The shift to Open RAN has driven ecosystem players to develop innovative solutions to improve the efficiency and scalability of next-generation RAN deployments. The adoption of the O-RAN Alliance’s service management orchestration (SMO) platform and the RAN intelligent controller (RIC) presents great potential for operators to advance their automated RAN operations, improve network performance and minimise operating costs without compromising on customer experience. Self-organising network (SON) systems have also been used as a tool for planning, configuring, managing, healing and optimising the RAN.

The RIC serves as a platform for hosting software applications that are designed to enhance management functionalities. xApps and rApps can be deployed on the RIC to enable energy management and optimisation capabilities across the radio unit (RU), distributed unit (DU), centralised unit (CU) and cloud network functions. These energy savings management applications can be coupled with a telemetry solution to retrieve and process comprehensive energy consumption data from significant points in the network enables closed-loop automation of energy use analysis, and control and facilitates the optimisation of energy consumption across the entire RAN network function lifecycle.

Investing in AI-driven automation will allow operators to minimize TCO and enable new revenues with modern RAN use cases

Many vendors are beginning to integrate AI capabilities into their intelligent RAN management and automation solutions. For example, Nokia has recently upgraded its Manta Ray SON energy portfolio to enable use cases such as AI/ML-based optimisation of base station energy-saving features. The Ericsson RAN Energy Control rApps uses AI/ML to provide an autonomous mechanism for radio power-saving features. In our survey, 35% of CSPs said that AI-enhanced power management tools were one of their two top priorities for energy efficiency.

Operators and vendors must actively work with industry groups to establish the requirements for a next-generation, cloud-based energy management platform and accelerate the adoption of AI/ML in their network automation strategies across open RAN architecture. The O-RAN Alliance has introduced several use cases in its 2023 Network Energy Savings Technical Report for network energy saving for Open and Intelligent RAN as outlined below. 

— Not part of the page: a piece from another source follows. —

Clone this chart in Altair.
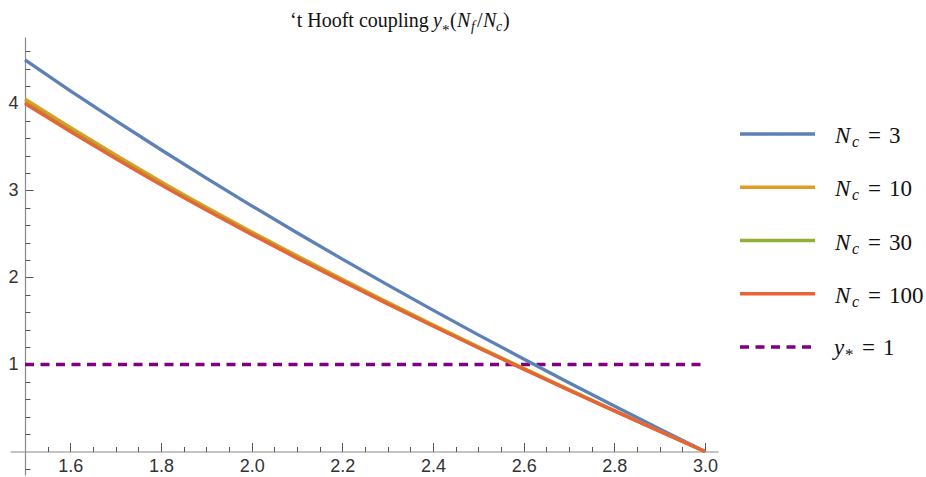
import altair as alt
import pandas as pd

# ---------------- data ----------------
x_vals = [1.5, 1.6, 1.7, 1.8, 1.9, 2.0, 2.1, 2.2, 2.3, 2.4, 2.5, 2.6, 2.7, 2.8, 2.9, 3.0]
y_nc3 = [4.500, 4.146, 3.802, 3.468, 3.142, 2.824, 2.514, 2.211, 1.915, 1.625,
         1.341, 1.063, 0.790, 0.522, 0.259, 0.000]
y_nc10 = [4.050, 3.724, 3.408, 3.102, 2.808, 2.524, 2.249, 1.980, 1.716, 1.458,
          1.205, 0.957, 0.713, 0.472, 0.234, 0.000]
y_nc30 = [4.016, 3.693, 3.380, 3.076, 2.785, 2.504, 2.231, 1.964, 1.703, 1.447,
          1.196, 0.950, 0.708, 0.469, 0.233, 0.000]
y_nc100 = [4.000, 3.678, 3.366, 3.064, 2.774, 2.494, 2.222, 1.956, 1.696, 1.441,
           1.191, 0.946, 0.705, 0.467, 0.232, 0.000]

series_names = ["Nc=3", "Nc=10", "Nc=30", "Nc=100"]
ref_name = "y*=1"
ref_level = [1.0]
ref_x_start = [1.5]
ref_x_end = [3.0]

legend_letters = ["N", "N", "N", "N", "y"]
legend_subs = ["c", "c", "c", "c", "*"]
legend_values = ["3", "10", "30", "100", "1"]
legend_kinds = ["N", "N", "N", "N", "y"]

x_major_ticks = [1.6, 1.8, 2.0, 2.2, 2.4, 2.6, 2.8, 3.0]
x_minor_ticks = [1.55, 1.65, 1.7, 1.75, 1.85, 1.9, 1.95, 2.05, 2.1, 2.15, 2.25, 2.3,
                 2.35, 2.45, 2.5, 2.55, 2.65, 2.7, 2.75, 2.85, 2.9, 2.95]
y_major_ticks = [1, 2, 3, 4]
y_minor_ticks = [-0.2, 0.2, 0.4, 0.6, 0.8, 1.2, 1.4, 1.6, 1.8, 2.2, 2.4, 2.6, 2.8,
                 3.2, 3.4, 3.6, 3.8, 4.2, 4.4, 4.6]

# ---------------- style / layout ----------------
series_colors = ["#5E81B5", "#E19C24", "#8FB032", "#EB6235"]
ref_color = "#800080"
SERIF = "Liberation Serif"
SANS = "Liberation Sans"

PAD_L, PAD_T = 10, 37
W, H = 708, 438
PAD_R = 926 - PAD_L - W
PAD_B = 477 - PAD_T - H

X_DOMAIN = [1.4669, 3.0287]
Y_DOMAIN = [-0.270, 4.764]
X_AXIS_POS = 451.5 - PAD_T   # pixel row of y = 0 inside plot
Y_AXIS_POS = 25 - PAD_L      # pixel column of x = 1.5 inside plot

XS = alt.Scale(domain=X_DOMAIN, nice=False, zero=False)
YS = alt.Scale(domain=Y_DOMAIN, nice=False, zero=False)
all_entries = series_names + [ref_name]
COLOR_SCALE = alt.Scale(domain=all_entries, range=series_colors + [ref_color])

# ---------------- tables ----------------
rows = []
for name, ys in zip(series_names, [y_nc3, y_nc10, y_nc30, y_nc100]):
    for xv, yv in zip(x_vals, ys):
        rows.append({"series": name, "x": xv, "y": yv})
df_lines = pd.DataFrame(rows)
df_ref = pd.DataFrame({"x0": ref_x_start, "x1": ref_x_end, "level": ref_level})
df_leg = pd.DataFrame({"entry": all_entries, "letter": legend_letters, "sub": legend_subs,
                       "val": legend_values, "kind": legend_kinds})

# ---------------- axes ----------------
tick_color = "#555555"
dom_color = "#8a8a8a"
x_label_axis = alt.Axis(orient="bottom", offset=-(H - X_AXIS_POS), values=x_major_ticks,
                        ticks=False, tickSize=0, domain=False, grid=False, format=".1f",
                        labelFont=SANS, labelFontSize=18, labelColor="#333333",
                        labelPadding=6, labelFlush=False, labelOverlap=False, title=None)
x_major_axis = alt.Axis(orient="top", offset=-X_AXIS_POS, values=x_major_ticks,
                        tickSize=9, tickColor=tick_color, tickWidth=1, domain=True,
                        domainColor=dom_color, domainWidth=1.2, labels=False, grid=False,
                        title=None)
x_minor_axis = alt.Axis(orient="top", offset=-X_AXIS_POS, values=x_minor_ticks,
                        tickSize=5, tickColor=tick_color, tickWidth=1, domain=False,
                        labels=False, grid=False, title=None)
y_label_axis = alt.Axis(orient="left", offset=-Y_AXIS_POS, values=y_major_ticks,
                        ticks=False, tickSize=0, domain=False, grid=False, format="d",
                        labelFont=SANS, labelFontSize=18, labelColor="#333333",
                        labelPadding=7, labelFlush=False, labelOverlap=False, title=None)
y_major_axis = alt.Axis(orient="right", offset=-(W - Y_AXIS_POS), values=y_major_ticks,
                        tickSize=8, tickColor=tick_color, tickWidth=1, domain=True,
                        domainColor=dom_color, domainWidth=1.2, labels=False, grid=False,
                        title=None)
y_minor_axis = alt.Axis(orient="right", offset=-(W - Y_AXIS_POS), values=y_minor_ticks,
                        tickSize=5, tickColor=tick_color, tickWidth=1, domain=False,
                        labels=False, grid=False, title=None)

axis_sets = [(x_label_axis, y_label_axis), (x_major_axis, y_major_axis),
             (x_minor_axis, y_minor_axis), (None, None)]

layers = []
# dashed reference line
layers.append(
    alt.Chart(df_ref).mark_rule(color=ref_color, strokeWidth=3.6, strokeDash=[9, 6.5])
    .encode(x=alt.X("x0:Q", scale=XS, axis=None), x2="x1:Q",
            y=alt.Y("level:Q", scale=YS, axis=None))
)
# curves (blue, orange, green, red – red on top)
for name, (ax_x, ax_y) in zip(series_names, axis_sets):
    layers.append(
        alt.Chart(df_lines).transform_filter(alt.datum.series == name)
        .mark_line(strokeWidth=3.3, interpolate="monotone")
        .encode(x=alt.X("x:Q", scale=XS, axis=ax_x),
                y=alt.Y("y:Q", scale=YS, axis=ax_y),
                color=alt.Color("series:N", scale=COLOR_SCALE, legend=None))
    )

# ---------------- custom legend ----------------
LEG_Y = alt.Scale(type="point", domain=all_entries, range=[134 - PAD_T, 347 - PAD_T], padding=0)
leg_y = alt.Y("entry:N", scale=LEG_Y, axis=None)
layers.append(
    alt.Chart(df_leg).mark_rule(strokeWidth=3.3)
    .encode(x=alt.value(740 - PAD_L), x2=alt.value(815 - PAD_L), y=leg_y,
            color=alt.Color("entry:N", scale=COLOR_SCALE, legend=None),
            strokeDash=alt.StrokeDash("entry:N", legend=None,
                                      scale=alt.Scale(domain=all_entries,
                                                      range=[[1, 0], [1, 0], [1, 0], [1, 0], [9, 6.5]])))
)


def leg_text(field, x_abs, kind, size, style, dy):
    return (alt.Chart(df_leg).transform_filter(alt.datum.kind == kind)
            .mark_text(align="left", baseline="alphabetic", font=SERIF, fontSize=size,
                       fontStyle=style, dy=dy, color="#111111")
            .encode(x=alt.value(x_abs - PAD_L), y=leg_y, text=f"{field}:N"))


layers += [
    leg_text("letter", 835, "N", 23, "italic", 9),
    leg_text("sub", 852, "N", 16, "italic", 13),
    leg_text("val", 889, "N", 23, "normal", 9),
    leg_text("letter", 834, "y", 23, "italic", 8),
    leg_text("sub", 845, "y", 17, "normal", 13),
    leg_text("val", 883, "y", 23, "normal", 8),
]
# equal signs
for kind, xa, dy in [("N", 868, 9), ("y", 862, 8)]:
    layers.append(
        alt.Chart(df_leg).transform_filter(alt.datum.kind == kind)
        .mark_text(text="=", align="left", baseline="alphabetic", font=SERIF, fontSize=23,
                   dy=dy, color="#111111")
        .encode(x=alt.value(xa - PAD_L), y=leg_y)
    )


# ---------------- title pieces ----------------
def tpiece(text, x_abs, y_abs, size, style="normal"):
    return (alt.Chart(pd.DataFrame({"t": [text]}))
            .mark_text(text=text, align="left", baseline="alphabetic", font=SERIF,
                       fontSize=size, fontStyle=style, color="#111111")
            .encode(x=alt.value(x_abs - PAD_L), y=alt.value(y_abs - PAD_T)))


TB = 27
T0 = 290
layers += [
    tpiece("\u2018t Hooft coupling", T0, TB, 20),
    tpiece("y", T0 + 143, TB, 20, "italic"),
    tpiece("*", T0 + 152, TB + 8, 15),
    tpiece("(", T0 + 160, TB, 20),
    tpiece("N", T0 + 167, TB, 20, "italic"),
    tpiece("f", T0 + 181, TB + 4, 14, "italic"),
    tpiece("/", T0 + 187, TB, 20),
    tpiece("N", T0 + 193, TB, 20, "italic"),
    tpiece("c", T0 + 206, TB + 4, 14, "italic"),
    tpiece(")", T0 + 213, TB, 20),
]

chart = (
    alt.layer(*layers)
    .resolve_scale(y="independent")
    .resolve_axis(x="independent", y="independent")
    .properties(width=W, height=H,
                padding={"left": PAD_L, "top": PAD_T, "right": PAD_R, "bottom": PAD_B},
                autosize=alt.AutoSizeParams(type="none"), background="white")
    .configure_view(stroke=None)
)

chart.save("out.html", embed_options={"renderer": "svg", "actions": False})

  • Carrier and cell switching. The control mechanism for carrier and cell switching is facilitated by the non-RT or near-RT RIC and considers overall network energy efficiency instead of local optimisation. AI/ML models can be deployed to predict expected energy efficiency enhancements, network performance and resource usage for different energy saving optimisation states.
  • RF channel reconfiguration. Energy saving can be achieved by minimising the power consumption of O-RUs by switching off certain radar array antennas in a digital mMIMO architecture, allowing the number of spatial layers and single-sideband radios to be reduced. The reconfiguration depends on the management architecture model (hybrid or hierarchical) and the deployment option (non-RT or near-RT RIC).
  • Advanced sleep mode selection. This involves partially switching off O-RU components to reduce power consumption. This requires the O-DU and O-CU to understand the number, depth and other sleep mode capabilities of the O-RU to drive sleep mode policies. For optimisation, O-RU and O-DU need to report energy efficiency related measurements and KPIs from which the power saving can be observed.
  • O-Cloud resource energy saving mode. Reduce power consumption of O-Cloud components through non-RT RIC guided actions without compromising on network performance. This includes adaptive shutdown of hardware, dynamic scaling of network function workloads and CPU power optimisation. This category of use cases is control and configured by the non-real-time RIC.